Three P’s to Perfect Personalities

Over the years, I’ve heard hundreds of shows do thousands of breaks.  Most of us never really explore what we like about a break.  As a young program director, I relied much more on that it felt right.

Well, feelings aren’t going to make you a success.  Strategy and tactics will.  Judging content against a strategy is the ultimate test.  Does it fit the show’s plot?  Does it affirm positive imagery for the show that leads to a brand image?  Is it of the length and vibe that would resonate with the demo?

My friends at Coleman Insights talk about the Three T’s of Content.  It’s excellent and I’m jealous I didn’t think of it.  They get full credit for Topic (are you on the right topics), Treatment (what are you doing with that stellar content, so you own it), and Tone (how do you want the audience to feel after they hear it).

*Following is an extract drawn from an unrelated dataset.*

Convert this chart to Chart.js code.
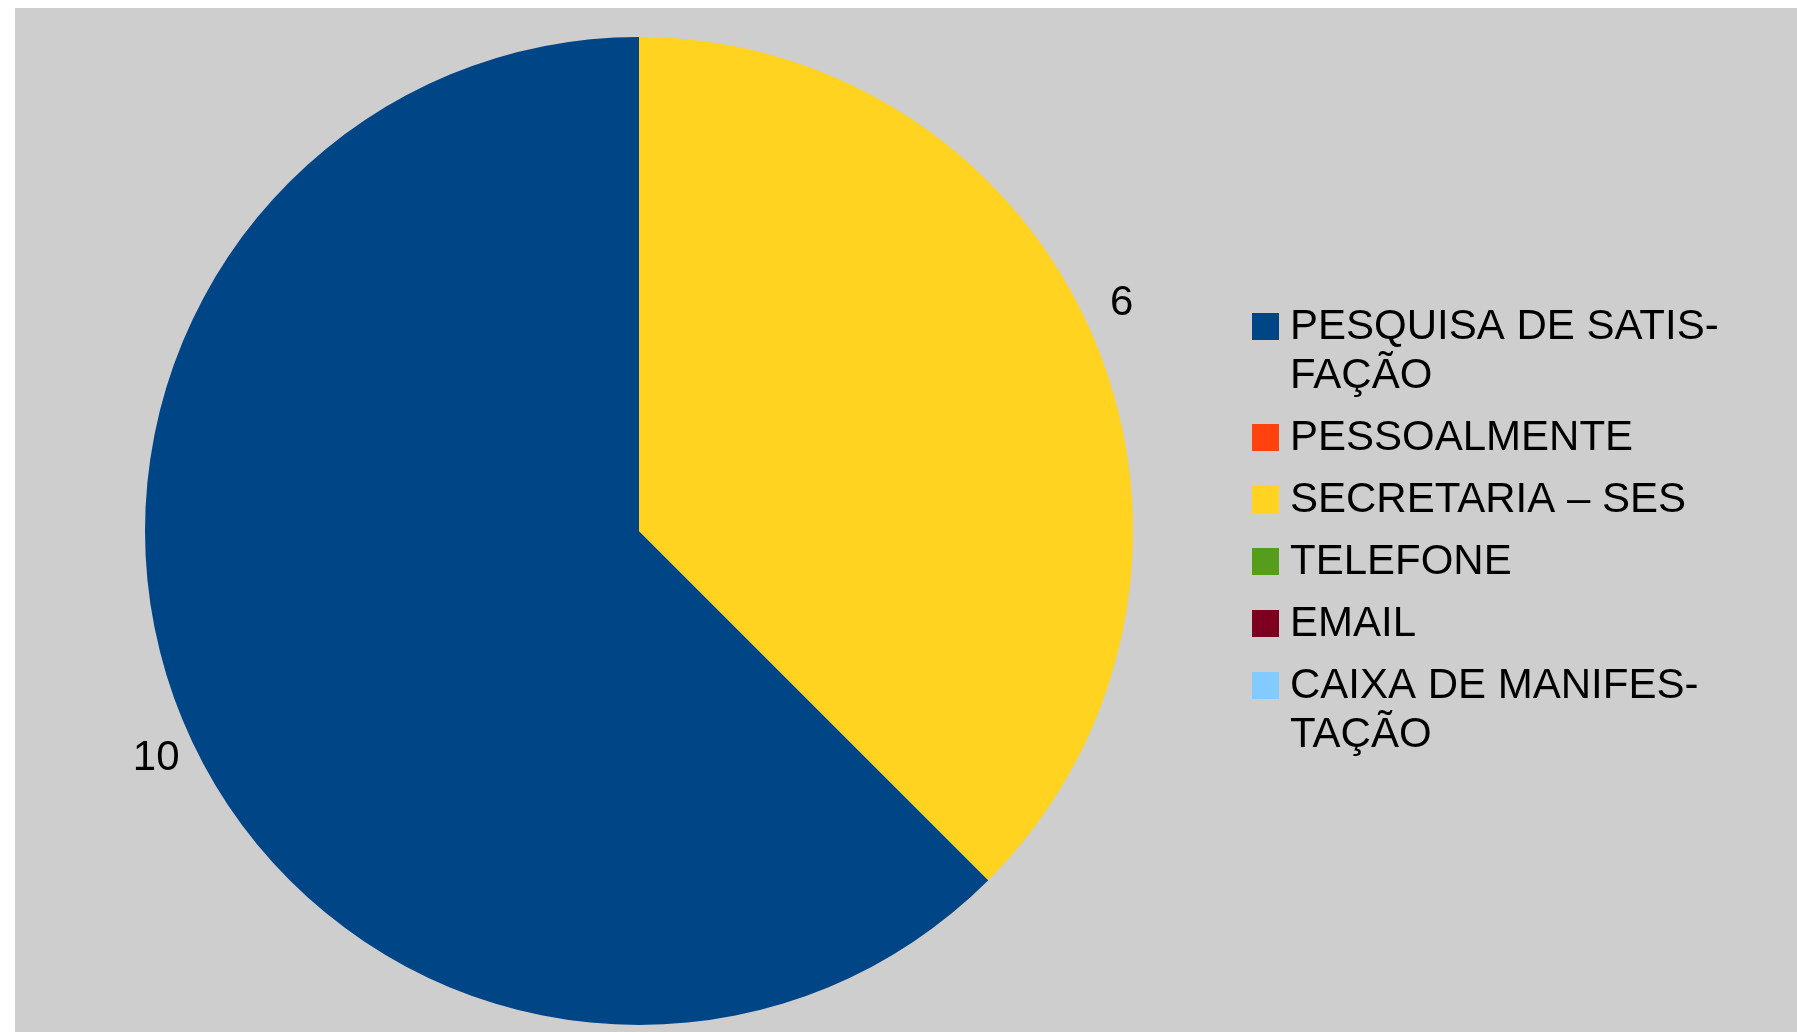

But structure of the above matters, too.  Once you’ve figured out the three T’s, think about how to present it all.  So, with a nod of respect to Coleman, here are Steve’s Three P’s of Perfection in executing a great content break:

  • Promotion.  I often hear at the top of many breaks gab that is self-promotion.  What the show is giving away, where we’ll be this weekend with tickets, what we just posted on Facebook, why you should look at our Instagram feed, how we’ll have an hour of commercial-free music at 9:00.  Don’t get me wrong.  Promoting benefits of the station is important. The question is how much time will you give it before listeners lose interest?  I’ll regularly hear minutes of this, and fear the audience is shrugging its shoulders.  I wonder if any promotion is more effective at the end of a break, after you’ve engaged the audience with entertaining content.  Remember, if Tom Cruise is on Kimmel, they’ll do content for all of the audience before they promote his new film to those interested in hearing it.
  • Process.  These are the big, long setups many shows do.  The appetizer to get to the entrée.  No, again.  Minimize the foreplay.  Figure out how to navigate this in a couple of sentences because few of us like process stuff.
  • Protein.  This is the content portion of the break and the most valuable of the P’s.  The details that make your story come alive, the caller with her story, the interviewee being asked a probing question, the first query in a trivia game.  Fans come for content.  Getting to what I affectionately refer to as “the moment you’ve all be waiting for” quickly satiates almost all of your audience around the reason they tuned in, for content that interests them.  Measured in seconds, the longer it takes to get to this most important P, the protein – content is why they’re there – the less peril you have in listeners losing interest.

Promotion.  Process.  Protein.  The Three P’s.

Don’t believe me?  Go watch a YouTube video and tick off the amount of time at the beginning of self-promotion and process when all you want is to see them blow up that thing with the firecrackers or start reviewing the gadget.  Watch how itchy you get for the protein.  The more time they spend on self-promotion and process, the quicker you will zone out. I promise.

Listen to each break on your show and judge them the same.  Around the Three P’s that will make your personalities epically perfect.